Study: Long Term Opioid Use Rare After Surgery

Pat Anson, Editor

It’s become a popular belief that many people become addicted to opioid pain medication after surgery. According to a recent national survey, one in ten pain patients believe they became addicted or dependent on opioids after they started taking them for post-operative pain.

But a large new study in Canada found that long term opioid use after surgery is extremely rare, with less than one percent of older adults still taking opioid pain medication a year after major elective surgery.
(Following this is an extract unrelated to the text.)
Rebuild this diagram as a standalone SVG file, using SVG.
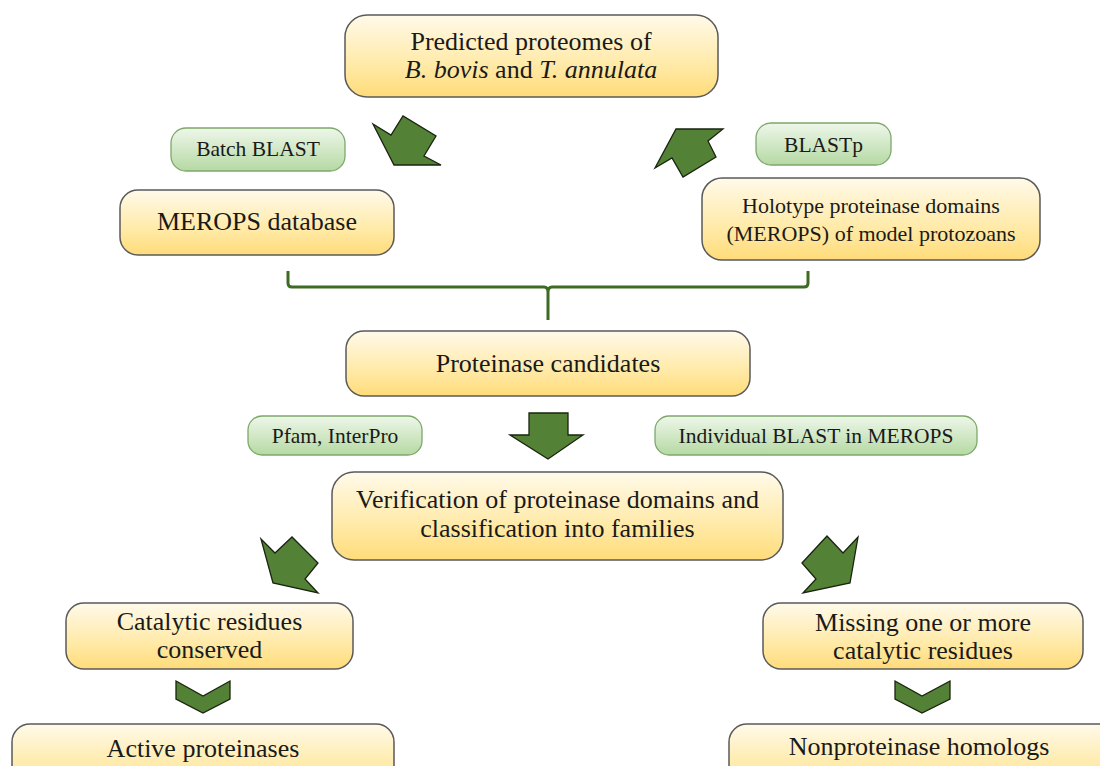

The study, published in the journal JAMA Surgery, looked at over 39,000 “opioid naïve” patients (no opioid prescriptions in the prior year) over age 65 who had a heart, lung, colon, prostate or hysterectomy surgery from 2003 to 2010.

One year after the surgery, only 168 of the surviving patients were still prescribed opioids – a rate of just 0.4 percent.

“Exposure to opioids is largely unavoidable after major surgery because they are routinely used to treat postoperative pain,” wrote lead author Hance Clarke, MD, Toronto Western Hospital.

In a previous study, Clarke and his colleagues looked at opioid use after major surgery and found that about 3% of patients were still taking opioids after three months. They decided to do this follow-up study to see how many were still being prescribed opioids 180 days, 270 days and 365 days after surgery. They found a steady decline in opioid use throughout the year.

“The estimate of 0.4% of patients continuing to receive opioids at 1 year is consistent with some limited available data,” Clarke wrote. “Our study thus provides reassurance that the individual risk of long-term opioid use in opioid-naive surgical patients is low.”

Earlier this year the American Pain Society (APS) released guidelines for postoperative pain care that encourage the use of non-opioid medications such as acetaminophen, non-steroidal anti-inflammatory drugs (NSAIDs), gabapentin (Neurotin) and pregabalin (Lyrica).  The APS also said epidural injections could be used for pain relief during some surgeries.

A survey of over 1,200 pain patients by Pain News Network and the International Pain Foundation found that two-thirds of patients believe that non-opioid medication “did not help at all” in the hospital. Another 60 percent said their pain was not adequately controlled in the hospital after a surgery or treatment.